Jonah Gelbach emails that he has signed on to post periodically at Economists for Obama:
What to Do About Gas Prices?, by Jonah Gelbach: As an economist, as a person who worries about climate change, and as someone who believes the Democratic Party's electoral success is very important, if only to spare us more of the damage that the GOP has done over the last quarter-century of its hammer lock on federal policy, I find political discussion of gas taxes to be extremely frustrating to watch.
Democratic politicians regularly use high gas prices as a club with which to beat Republicans. I understand that politicians use the issues they think will work. And the nexus between oil company profits and GOP officials whose policies have been awful for most people in the bottom four quintiles of the income distribution (and probably plenty in the top one) has got to be pretty tough for Democratic candidates and officials to resist.
But the fact of the matter is that gas prices should be high. They should be high for the very simple and now very obvious reason that the pressure on the world's climate needs to be reduced. Our country's foolish policy of keeping gas prices low while providing implicit (and sometimes explicit) subsidies to the vehicles that get the worst mileage should have ended many years ago. Demand-side pressure on gas prices is finally pushing gas prices into the range they should have been for many years.
But that last paragraph tells only part of the story. One effect of the low-gas price policies we've pursued for so long is that it's induced many people to buy very fuel-inefficient cars and trucks. These are the people who are getting nailed hardest in the wallets by today's high gas prices, and I don't blame them for being upset. If you drive a vehicle that gets 18 miles per gallon for 12,000 miles a year, then you use about 670 gallons of gas a year. Even a $1.00 per gallon increase in the price of gas over a period of one year alone therefore translates into more than the stimulus tax rebate that a single person with sufficient income will receive over the next month. A married couple each of whom drives such a car 12,000 miles a year will receive a smaller rebate than the one-year cost of a $1 per gallon gas price hike.
By any reasonable standard, the increase in gas prices translates into real money for a huge number of people in this country, especially under current economic conditions.
But since the reason this is true is that American consumers have been induced to buy inefficient gas guzzlers, with serious environmental consequences, policies that would reduce the price of gas should be the last thing we consider. (On this score, the gas tax holiday that Sens. McCain and Clinton have proposed at least has the virtue that it would likely do very little, leading to at most a very small change in the price of gas; McCain's proposal would add to the deficit by increasing windfall profits of oil companies, while Clinton at least has proposed a new windfall profits tax to undo her proposal's provision of windfall profits.)
So what to do?
I propose the following two-pronged policy:
- Prong 1. No change in the gas tax until the economy improves. At that point, we would begin to increase the gas tax annually by some fixed amount that would be stated in advance, allowing people to make informed car-purchase decisions. Consumers would shift consumption toward more fuel-efficient vehicles, and automakers would see this coming, so they would shift R&D toward such vehicles. Over time, the efficiency of the U.S. auto fleet would improve, cutting emissions and making us less dependent on all that foreign oil over which everyone always frets.

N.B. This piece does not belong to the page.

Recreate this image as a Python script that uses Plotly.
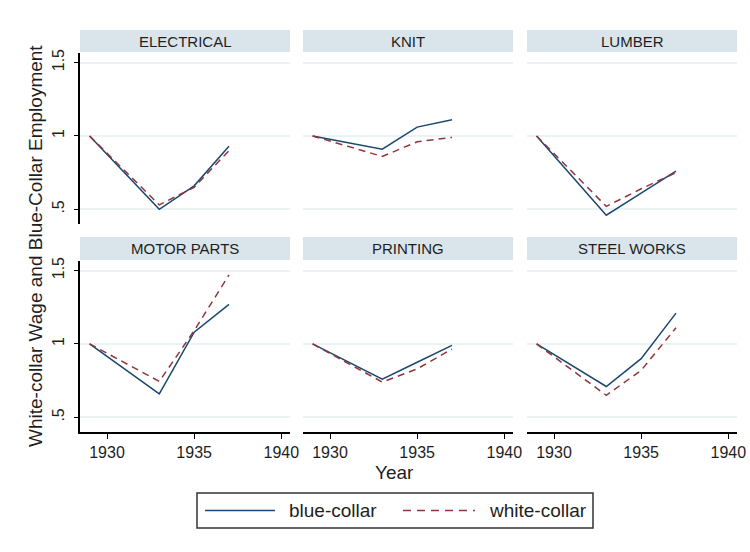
import plotly.graph_objects as go

# Data: index (1929 = 1) by industry
years = [1929, 1933, 1935, 1937]
industries = ["ELECTRICAL", "KNIT", "LUMBER", "MOTOR PARTS", "PRINTING", "STEEL WORKS"]

blue_electrical = [1.00, 0.50, 0.66, 0.93]
white_electrical = [1.00, 0.53, 0.65, 0.90]
blue_knit = [1.00, 0.91, 1.06, 1.11]
white_knit = [1.00, 0.86, 0.96, 0.99]
blue_lumber = [1.00, 0.46, 0.61, 0.76]
white_lumber = [1.00, 0.52, 0.64, 0.75]
blue_motor = [1.00, 0.66, 1.08, 1.27]
white_motor = [1.00, 0.745, 1.09, 1.47]
blue_printing = [1.00, 0.76, 0.875, 0.99]
white_printing = [1.00, 0.74, 0.83, 0.965]
blue_steel = [1.00, 0.71, 0.90, 1.21]
white_steel = [1.00, 0.65, 0.82, 1.11]

blue_series = [blue_electrical, blue_knit, blue_lumber, blue_motor, blue_printing, blue_steel]
white_series = [white_electrical, white_knit, white_lumber, white_motor, white_printing, white_steel]

x_ticks = [1930, 1935, 1940]
y_ticks = [0.5, 1.0, 1.5]
y_ticktext = [".5", "1", "1.5"]

BLUE = "#1a476f"
RED = "#90353b"
GRID = "#eaf2f3"
STRIP = "#dae5eb"
TEXT = "#1e1e1e"
FONT = "Liberation Sans, Arial, sans-serif"

W, H = 750, 552


def fx(px):
    return px / W


def fy(py):
    return 1 - py / H


col_px = [(80, 290), (303, 513), (527, 737)]
row_px = [(53, 224), (261, 432)]
strip_px = [(30, 52), (237, 260)]

fig = go.Figure()
layout = {}
shapes = []
annotations = []

for i, name in enumerate(industries):
    r, c = divmod(i, 3)
    n = i + 1
    xa = "x" if n == 1 else f"x{n}"
    ya = "y" if n == 1 else f"y{n}"
    fig.add_trace(go.Scatter(x=years, y=blue_series[i], mode="lines",
                             line=dict(color=BLUE, width=1.5),
                             xaxis=xa, yaxis=ya, showlegend=False,
                             name="blue-collar"))
    fig.add_trace(go.Scatter(x=years, y=white_series[i], mode="lines",
                             line=dict(color=RED, width=1.5, dash="7px,5px"),
                             xaxis=xa, yaxis=ya, showlegend=False,
                             name="white-collar"))

    x0, x1 = col_px[c]
    y0, y1 = row_px[r]
    bottom = r == 1
    left = c == 0
    layout["xaxis" if n == 1 else f"xaxis{n}"] = dict(
        domain=[fx(x0), fx(x1)], range=[1928.45, 1940.5], anchor=ya,
        tickvals=x_ticks, showticklabels=bottom,
        ticks="outside" if bottom else "", ticklen=5, tickwidth=1.2, tickcolor="#000",
        showline=bottom, linecolor="#000", linewidth=1.5,
        showgrid=False, zeroline=False, automargin=False,
        tickfont=dict(family=FONT, size=16, color=TEXT))
    layout["yaxis" if n == 1 else f"yaxis{n}"] = dict(
        domain=[fy(y1), fy(y0)], range=[0.4, 1.565], anchor=xa,
        tickvals=y_ticks, ticktext=y_ticktext, tickangle=-90,
        showticklabels=left, ticks="outside" if left else "",
        ticklen=4, tickwidth=1.2, tickcolor="#000", ticklabelstandoff=4,
        showline=left, linecolor="#000", linewidth=1.5,
        showgrid=True, gridcolor=GRID, gridwidth=1.5, zeroline=False,
        automargin=False, tickfont=dict(family=FONT, size=16, color=TEXT))

    # panel title strip
    s0, s1 = strip_px[r]
    shapes.append(dict(type="rect", xref="paper", yref="paper",
                       x0=fx(x0), x1=fx(x1), y0=fy(s1), y1=fy(s0),
                       fillcolor=STRIP, line=dict(width=0), layer="below"))
    annotations.append(dict(text=name, xref="paper", yref="paper",
                            x=fx((x0 + x1) / 2), y=fy((s0 + s1) / 2),
                            xanchor="center", yanchor="middle", showarrow=False,
                            font=dict(family=FONT, size=15, color=TEXT)))

# axis titles
annotations.append(dict(text="White-collar Wage and Blue-Collar Employment",
                        xref="paper", yref="paper", x=fx(35), y=fy(246),
                        textangle=-90, showarrow=False, xanchor="center", yanchor="middle",
                        font=dict(family=FONT, size=19, color=TEXT)))
annotations.append(dict(text="Year", xref="paper", yref="paper", x=fx(395), y=fy(472),
                        showarrow=False, xanchor="center", yanchor="middle",
                        font=dict(family=FONT, size=19, color=TEXT)))

# legend box
shapes.append(dict(type="rect", xref="paper", yref="paper",
                   x0=fx(197), x1=fx(593), y0=fy(528), y1=fy(493),
                   line=dict(color="#333", width=1.5), fillcolor="white"))
shapes.append(dict(type="line", xref="paper", yref="paper",
                   x0=fx(205), x1=fx(275), y0=fy(510.5), y1=fy(510.5),
                   line=dict(color=BLUE, width=1.5)))
shapes.append(dict(type="line", xref="paper", yref="paper",
                   x0=fx(403), x1=fx(475), y0=fy(510.5), y1=fy(510.5),
                   line=dict(color=RED, width=1.5, dash="8px,6px")))
annotations.append(dict(text="blue-collar", xref="paper", yref="paper", x=fx(287), y=fy(510.5),
                        xanchor="left", yanchor="middle", showarrow=False,
                        font=dict(family=FONT, size=19, color=TEXT)))
annotations.append(dict(text="white-collar", xref="paper", yref="paper", x=fx(487), y=fy(510.5),
                        xanchor="left", yanchor="middle", showarrow=False,
                        font=dict(family=FONT, size=19, color=TEXT)))

fig.update_layout(
    width=W, height=H,
    margin=dict(l=0, r=0, t=0, b=0),
    paper_bgcolor="white", plot_bgcolor="white",
    showlegend=False,
    shapes=shapes, annotations=annotations,
    **layout)

fig.write_html("out.html")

- Prong 2. Every person who owns a car and files a tax return would receive a Gas Price Rebate (GPR). The amount of the GPR could vary with income if means-testing is desired to keep the overall cost of this program lower than it would otherwise be. However, the GPR would not vary according to the type of car people own. It could be set at something like.
(12,000/avg MPG of U.S. fleet) x (the 2002-2008 change in the per-gallon price of gas)
We could adjust any particular component of the GPR. The point isn't the exact formula, but rather the fact that the GPR does not vary with the type of car that a person drives but does provide relief to the millions of Americans who responded to the bad incentives created by the misguided/chicken*$@# representatives the people themselves elected. People who want to keep driving those H2 and Mustang monstrosities (Ok, I admit it -- I used to drive a Mustang) can do so if they want, but they'll have to pay for it.
Thus, the two prongs together move incentives in the right direction (prong 1) while helping alleviate the real suffering going on out there due to gas price increases (prong 2). What I hope makes such a policy politically viable is the combination of the two elements. Yes, opponents will slam prong 1, but prong 2 is there as a retort.
As for paying for prong 2, some headway can be made with the increase in gas taxes in prong 1. It's a truism of microeconomic theory, though, that a tax-induced price increase will reduce equilibrium quantity, so it's likely that any GPR big enough to make prong 1 politically feasible will require additional funding. To deal with this, I propose ... you guessed it, an increase in taxes on upper-income Americans. And while I think the best way to do this would be those who make even more than I do, if need be, I'd be happy to pay more in taxes to help make this plan a reality.